On Sept. 24, he complained of high fever and abdominal pain, prompting his partner to take him to the emergency room of the Texas Health Presbyterian Hospital. Again, when asked, he lied about his contact with the disease. He was diagnosed with a mild viral infection and sent home with a prescription of antibiotics. Four days later, he was back in the same hospital with more severe symptoms. On Sept. 30, Duncan’s Ebola diagnosis was confirmed, and he was given the experimental drug “Brincidofovir.” He, however, could not be saved. On Oct. 8, he became the first person to die from Ebola in the United States.

Unfortunately, two nurses who had attended to Duncan during his stay at the Texas hospital got infected and developed the same symptoms a few days later. One of them, 26-year-old Nina Pham, has been placed in isolation in a National Institutes of Health special facility following her Ebola diagnosis. The other, Amber Joy Vinson of Cleveland, Ohio, is now being treated at the Emory University Hospital in Atlanta. This is the same hospital where, months earlier, two missionaries who had worked with patients in Liberia, Dr. Kent Brantly and Nancy Writebol, were brought and treated with the experimental drug “ZMapp.” Both Brantly and Writebol have survived and have been discharged.

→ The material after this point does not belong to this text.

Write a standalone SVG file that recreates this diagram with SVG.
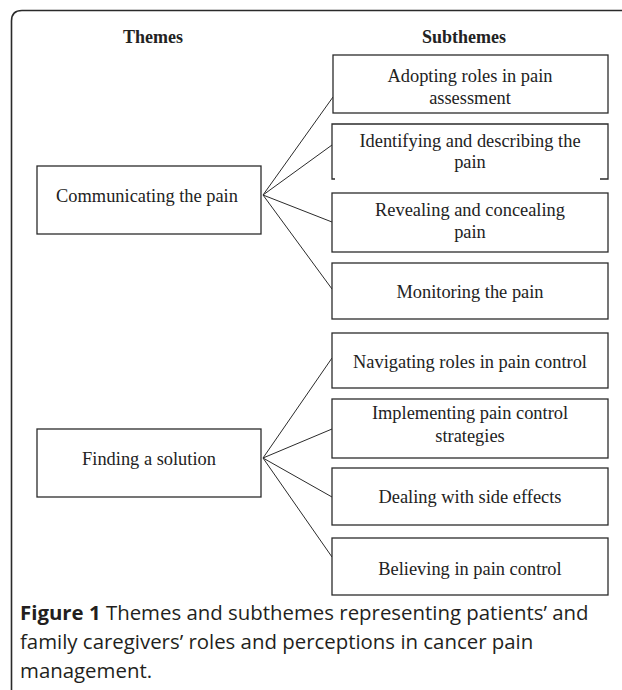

There was an early suggestion to seal Ebola-stricken Liberia, Guinea, and Sierra Leone from the rest of the world by banning travel to and from these hapless African countries. No thought could be more misguided; doing so will only make the disease impossible to track down. As Tom Frieden of the US Centers for Disease Control and Prevention put it: “We live in a world where we are all connected by the air we breathe, the water we drink, the food we eat, and by airplanes that can bring disease from anywhere in a day.”